Stallworth also weighed in on a variety of other topics in this exclusive interview:
What did it mean to you to play for the Steelers?
"I grew up with the Steelers. I came out of college not wise to the goings on in the world. I came to Pittsburgh and grew up. I grew from being a young kid to manhood in Pittsburgh. That experience and the relationships I formed over the years with the players I played with, the Rooney family, people in the community, helped me to mature, to find my way in life. It meant a lot in that regard."
Is there a lot of pride in playing with the same team for all 14 years of your career?
"I am very proud of that. When I look back over 14 years my body says ouch now. Being a part of this organization and feeling like they felt my talents were worthy enough to keep me around for 14 years is certainly a good feeling. You form those relationship with folks, you get a chance to do that. Those bonds that came with you all of your life. In today's game with free agency you don't get a chance to do that. You might have a 13 year career but you spend it with three or four different groups of folks."
What lead to the success of the Steelers of the 1970s? Was it talent, was it chemistry?
"It was a combination of both. The chemistry was there. We were able to bond. I often ask myself and I even ask other guys I played with about the Steelers type player. Did we draft that type of player or did they come into the environment and become immersed in it and it becomes a part of them. I don't know which one it was, but I think the fact that we blended as a team that when we went through some difficult times as a team it helped us. We had issues. We were just tight enough, close enough to get through that. We had the leadership on the field and in the coaching staff to get over that, get through those difficult situations."

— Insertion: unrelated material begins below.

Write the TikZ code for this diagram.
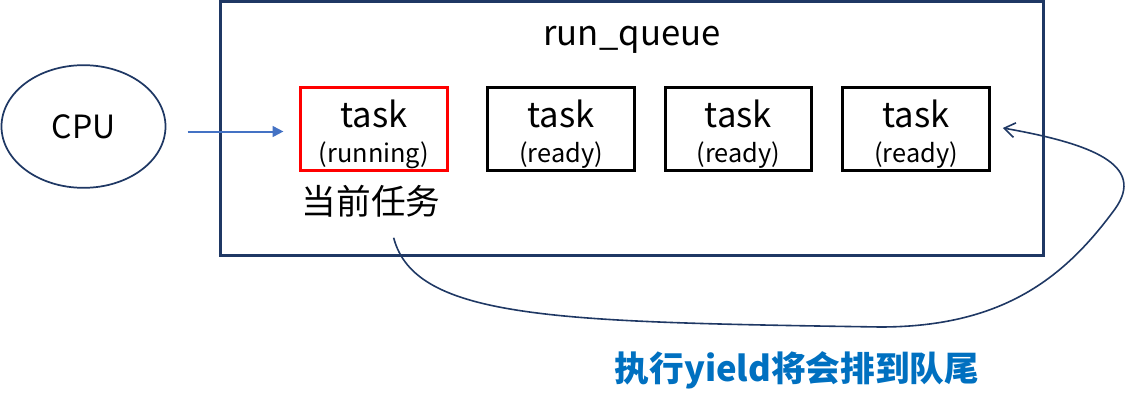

Did you realize how special the group you played with was at the time?
"We came in our rookie year, it was a strike year. We had just rookies in training camp. We had 14 rookies that made the team that year. Maybe because of that strike. We didn't know a whole lot about professional football but we came in and became part of the team and helped us go to that first Super Bowl. When you play, you don't think about history. You think about today. What you have to do today. You don't think about what is going to happen after you are gone, how you are going to be perceived. How this team is going to be looked at or how you are going to be looked at years from now. You think about today and doing the job you have to do today and being the best you can possibly be today."
Who had the biggest impact on your playing career?
"Different people for different reasons. The first receiver coach when I got to Pittsburgh was Lionel Taylor. Lionel was a guy from a small school so he knew what I was going through and where I needed to be built up and how to handle me. Tom Moore, who came in after that, taught me about the X's and O's of the game.
"I think Chuck (Noll) in a lot of ways was good for me. We didn't have a whole lot of interaction, but the times we had were good. I learned a lot more about Chuck and what he felt about other folks rather than learning that from Chuck. The confidence he had in me played a big part in that.
"I learned from Dan Rooney, just a whole lot about how you treat folks. I was impacted by a lot by guys I played with, Donnie Shell, Lynn Swann, guys who were in my draft class who spurred me on in the competitive nature of how we do things. Donnie finding solace in life when things go haywire and bringing that to the field."